Dann allerdings ist einiges los. Wanderarbeiter mit schweren Bündeln, Mütter mit Kleinkindern, aufreizend angezogene junge Frauen mit Stöckelschuhen, alles tummelt sich auf dem Bahnsteig, Glücksritter zumeist auf der Suche nach einem menschenwürdigen Dasein, einer Existenzmöglichkeit. Seit einigen Jahren schon zieht es sie nach Lhasa, denn dort herrscht Pioniergeist.

Ein Rucken, das durch den Zug geht zeigt an, dass nun die dritte der extraschweren Loks angekoppelt wurde. Sie dient zur Überwindung der höchsten Stelle der Trasse, des mit 5072 Metern höchsten Punktes, der je von einer Bahn überfahren wurde, dem Tangula-Pass.

Endziel: Die «Stadt der Götter»

Wie es hell wird hat sich die Landschaft verändert. Wir fahren nun auf dem neuesten Teilstück der Tibet-Bahn. Das Gelände ist hügeliger, Berge tauchen auf, die um- oder durchfahren werden. So auch der Fenghuo Shan-Tunnel von fast fünf Kilometern Länge. Die Trasse verläuft jetzt oft auf Stelzen, teilweise kilometerlang.

Wo der Bahndamm aufgeschüttet ist grenzen ihn Zäune gegen die wilden Yakherden oder Tibet-Antilopen ab.

Da wo das Durchzugsgebiet der Tiere ist, fährt der Zug auf Betonpfeilern, die zum Teil künstlich gekühlt metertief im Dauerfrost-Boden verankert sind. In der Ferne tauchen Siebentausender auf, schneebedeckt. Der Zug fährt an tiefblauen Seen vorbei, die aussehen als würden sie den grenzenlosen Himmel spiegeln. Dann ein Fluss.

Die Schaffnerin klärt mich auf, dass das der Yangtze sei, der hier noch «Tuotuohe» heisse. Spätestens jetzt werden mir die Dimensionen bewusst, die wir hier erleben. Höchster Eisenbahn-Pass der Erde, Yangtze-Überquerung, Endziel die «Stadt der Götter», alles Superlative, die man spontan nicht auf die Reihe kriegt. Aber Realität!

Ab Damhsung, drei Stunden vor Lhasa, kommt noch mehr Abwechslung auf. Der Zug fährt jetzt wieder entlang der Strasse, kreuzt sie manchmal. Militärkonvois kommen in Sicht, wieder Lastwagen und, selten, PKWs. Kleine Tibeter mit Rotznasen winken den Passagieren zu. Schafhirten mit der Wollspindel in der Hand drehen sich dagegen noch nicht einmal um wenn der Zug ihre Herden passiert.

Dann eine halbe Stunde vor Einfahrt in den Bahnhof Lhasa spricht sich herum: «Der Potala ist zu sehen.»

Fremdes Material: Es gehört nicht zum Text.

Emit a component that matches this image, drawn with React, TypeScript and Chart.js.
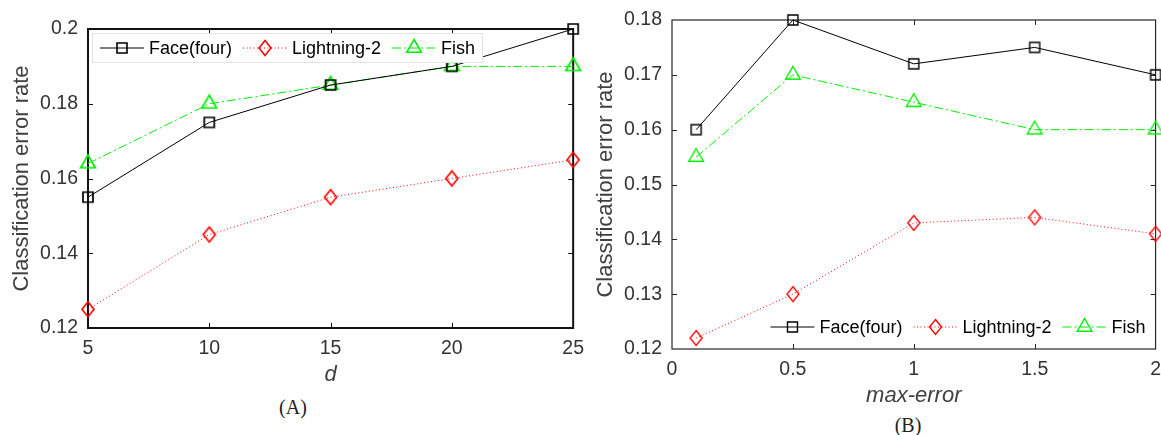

Tatsächlich, dort thront er, noch weit weg aber gut erkennbar, als Relikt aus einer anderen Zeit. Aus einer Zeit als «die Pferde noch nicht aus Eisen waren», wie Padmasambhava, der tibetische Religionsgründer, einmal sagte.

Pünktlich um 16.32 Uhr fährt der Tibet-Express in den dem Potala nachempfundenen Hauptbahnhof von Lhasa ein. «Dao le!», sagt die Schaffnerin. Angekommen also, in der Stadt der Götter.